To be done:
Print the lines from the one that contains "Emit a Python" to the one that contains "from matplotlib.patches import FancyBboxPatch", inclusive, exactly as they appear, and please drop any pictures.

---------------

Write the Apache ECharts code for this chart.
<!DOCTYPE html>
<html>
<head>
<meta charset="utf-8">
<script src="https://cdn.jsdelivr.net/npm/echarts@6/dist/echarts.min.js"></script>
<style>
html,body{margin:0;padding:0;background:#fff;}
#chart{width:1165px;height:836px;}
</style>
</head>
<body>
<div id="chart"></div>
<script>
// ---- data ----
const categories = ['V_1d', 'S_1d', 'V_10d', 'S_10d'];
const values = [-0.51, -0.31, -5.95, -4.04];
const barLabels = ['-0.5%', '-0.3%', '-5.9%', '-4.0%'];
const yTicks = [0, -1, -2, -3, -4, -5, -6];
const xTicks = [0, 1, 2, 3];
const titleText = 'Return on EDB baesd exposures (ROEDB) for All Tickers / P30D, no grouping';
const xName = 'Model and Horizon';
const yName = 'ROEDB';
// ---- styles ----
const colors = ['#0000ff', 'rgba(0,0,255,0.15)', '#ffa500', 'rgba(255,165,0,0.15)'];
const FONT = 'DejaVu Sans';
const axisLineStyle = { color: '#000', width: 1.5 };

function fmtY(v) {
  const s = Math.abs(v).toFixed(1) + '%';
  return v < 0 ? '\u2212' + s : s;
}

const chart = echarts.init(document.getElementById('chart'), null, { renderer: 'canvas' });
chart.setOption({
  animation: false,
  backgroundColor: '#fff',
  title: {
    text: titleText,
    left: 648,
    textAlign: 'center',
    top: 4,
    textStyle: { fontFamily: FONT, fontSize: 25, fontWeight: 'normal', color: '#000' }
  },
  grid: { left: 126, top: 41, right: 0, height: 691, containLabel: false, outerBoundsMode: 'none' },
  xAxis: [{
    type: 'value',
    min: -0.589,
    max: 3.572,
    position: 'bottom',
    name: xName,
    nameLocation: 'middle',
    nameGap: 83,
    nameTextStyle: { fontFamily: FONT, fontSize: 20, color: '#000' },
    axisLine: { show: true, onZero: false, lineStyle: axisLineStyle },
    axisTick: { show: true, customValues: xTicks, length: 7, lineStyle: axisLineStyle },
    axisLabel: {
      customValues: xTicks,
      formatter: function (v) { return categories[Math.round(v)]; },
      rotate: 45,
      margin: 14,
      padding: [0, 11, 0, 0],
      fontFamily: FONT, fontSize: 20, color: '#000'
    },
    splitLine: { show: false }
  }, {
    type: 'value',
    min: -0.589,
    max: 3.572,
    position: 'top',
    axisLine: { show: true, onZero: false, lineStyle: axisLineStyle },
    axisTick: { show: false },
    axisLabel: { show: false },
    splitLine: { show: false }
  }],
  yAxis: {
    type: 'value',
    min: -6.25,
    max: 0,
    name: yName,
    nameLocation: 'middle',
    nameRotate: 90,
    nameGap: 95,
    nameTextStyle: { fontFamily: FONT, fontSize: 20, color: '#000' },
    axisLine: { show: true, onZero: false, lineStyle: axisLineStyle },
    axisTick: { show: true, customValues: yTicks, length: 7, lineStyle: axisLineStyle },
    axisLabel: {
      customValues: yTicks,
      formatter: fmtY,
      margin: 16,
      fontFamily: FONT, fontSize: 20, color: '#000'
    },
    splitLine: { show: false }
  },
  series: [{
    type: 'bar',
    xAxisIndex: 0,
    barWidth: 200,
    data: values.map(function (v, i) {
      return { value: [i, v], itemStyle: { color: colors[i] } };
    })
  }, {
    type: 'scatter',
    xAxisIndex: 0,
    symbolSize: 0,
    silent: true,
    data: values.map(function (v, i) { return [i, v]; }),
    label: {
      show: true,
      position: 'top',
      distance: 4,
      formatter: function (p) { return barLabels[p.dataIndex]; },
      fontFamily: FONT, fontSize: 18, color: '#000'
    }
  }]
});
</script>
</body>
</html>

---------------

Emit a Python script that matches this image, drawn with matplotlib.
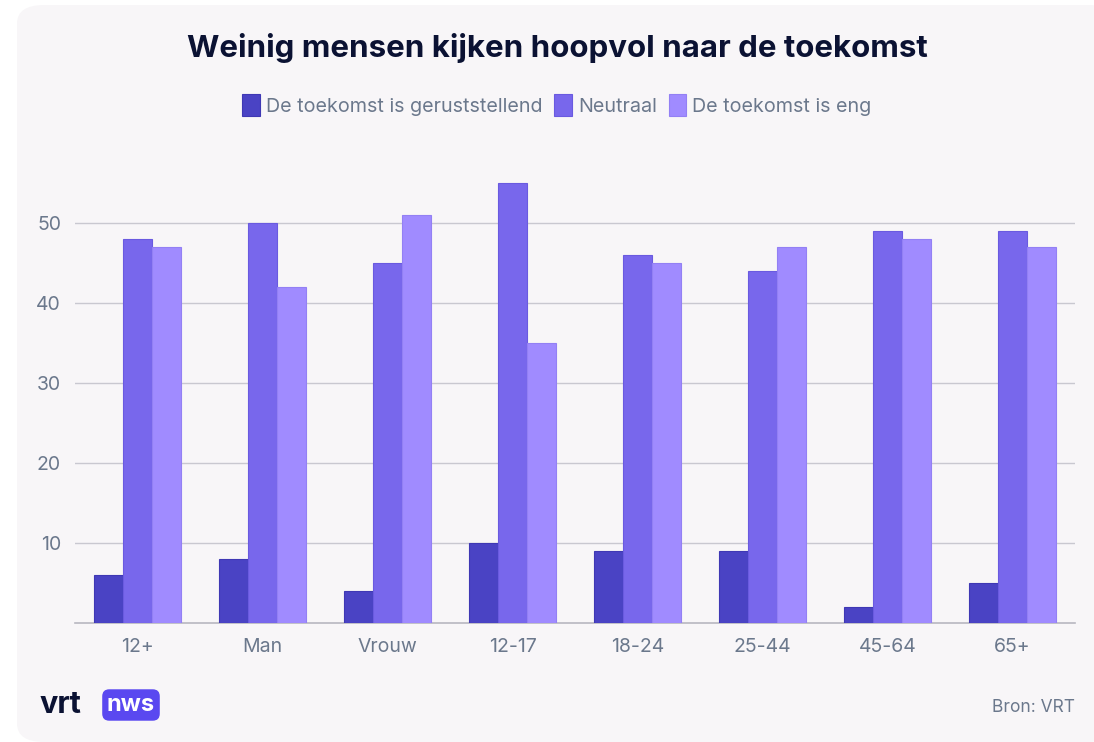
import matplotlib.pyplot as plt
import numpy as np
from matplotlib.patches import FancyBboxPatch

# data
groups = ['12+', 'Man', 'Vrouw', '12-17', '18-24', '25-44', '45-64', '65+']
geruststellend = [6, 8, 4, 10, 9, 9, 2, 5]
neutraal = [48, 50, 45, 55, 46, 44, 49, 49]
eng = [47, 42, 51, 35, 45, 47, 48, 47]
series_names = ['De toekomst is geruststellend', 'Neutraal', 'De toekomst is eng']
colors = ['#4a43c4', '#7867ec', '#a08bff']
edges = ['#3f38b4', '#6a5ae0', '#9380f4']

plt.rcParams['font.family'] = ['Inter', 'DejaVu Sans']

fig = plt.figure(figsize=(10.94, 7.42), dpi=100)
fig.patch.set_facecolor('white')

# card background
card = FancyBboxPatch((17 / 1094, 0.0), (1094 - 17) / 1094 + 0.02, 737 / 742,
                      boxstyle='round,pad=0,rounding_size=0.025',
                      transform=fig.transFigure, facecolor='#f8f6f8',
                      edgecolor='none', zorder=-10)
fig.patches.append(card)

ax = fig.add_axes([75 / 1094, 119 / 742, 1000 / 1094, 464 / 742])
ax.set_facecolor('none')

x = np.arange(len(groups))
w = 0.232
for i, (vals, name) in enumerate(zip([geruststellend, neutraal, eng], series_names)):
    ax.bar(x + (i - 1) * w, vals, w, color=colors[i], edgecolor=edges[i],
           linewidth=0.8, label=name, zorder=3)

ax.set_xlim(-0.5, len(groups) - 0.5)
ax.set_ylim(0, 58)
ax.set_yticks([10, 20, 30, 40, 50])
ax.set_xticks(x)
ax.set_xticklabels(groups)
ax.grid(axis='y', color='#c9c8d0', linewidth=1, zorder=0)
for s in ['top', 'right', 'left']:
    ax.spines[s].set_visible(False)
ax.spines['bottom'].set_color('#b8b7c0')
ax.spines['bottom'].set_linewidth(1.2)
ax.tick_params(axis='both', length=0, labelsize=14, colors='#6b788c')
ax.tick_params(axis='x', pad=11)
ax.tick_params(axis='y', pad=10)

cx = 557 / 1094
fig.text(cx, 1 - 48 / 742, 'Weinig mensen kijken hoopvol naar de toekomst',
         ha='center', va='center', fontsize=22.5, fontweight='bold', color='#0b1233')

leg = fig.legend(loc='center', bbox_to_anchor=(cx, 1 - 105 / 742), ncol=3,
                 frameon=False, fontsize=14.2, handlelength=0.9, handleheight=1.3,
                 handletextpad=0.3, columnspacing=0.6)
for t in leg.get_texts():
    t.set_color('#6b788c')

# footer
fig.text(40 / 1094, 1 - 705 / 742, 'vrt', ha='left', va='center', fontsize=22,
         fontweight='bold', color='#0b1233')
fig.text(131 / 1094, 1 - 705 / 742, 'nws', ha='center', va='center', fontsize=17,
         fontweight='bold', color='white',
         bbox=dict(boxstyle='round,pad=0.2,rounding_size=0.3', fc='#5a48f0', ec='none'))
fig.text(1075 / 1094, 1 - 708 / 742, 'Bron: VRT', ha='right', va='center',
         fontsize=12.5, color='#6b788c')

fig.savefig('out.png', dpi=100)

---------------

Solution:
Emit a Python script that matches this image, drawn with matplotlib.
import matplotlib.pyplot as plt
import numpy as np
from matplotlib.patches import FancyBboxPatch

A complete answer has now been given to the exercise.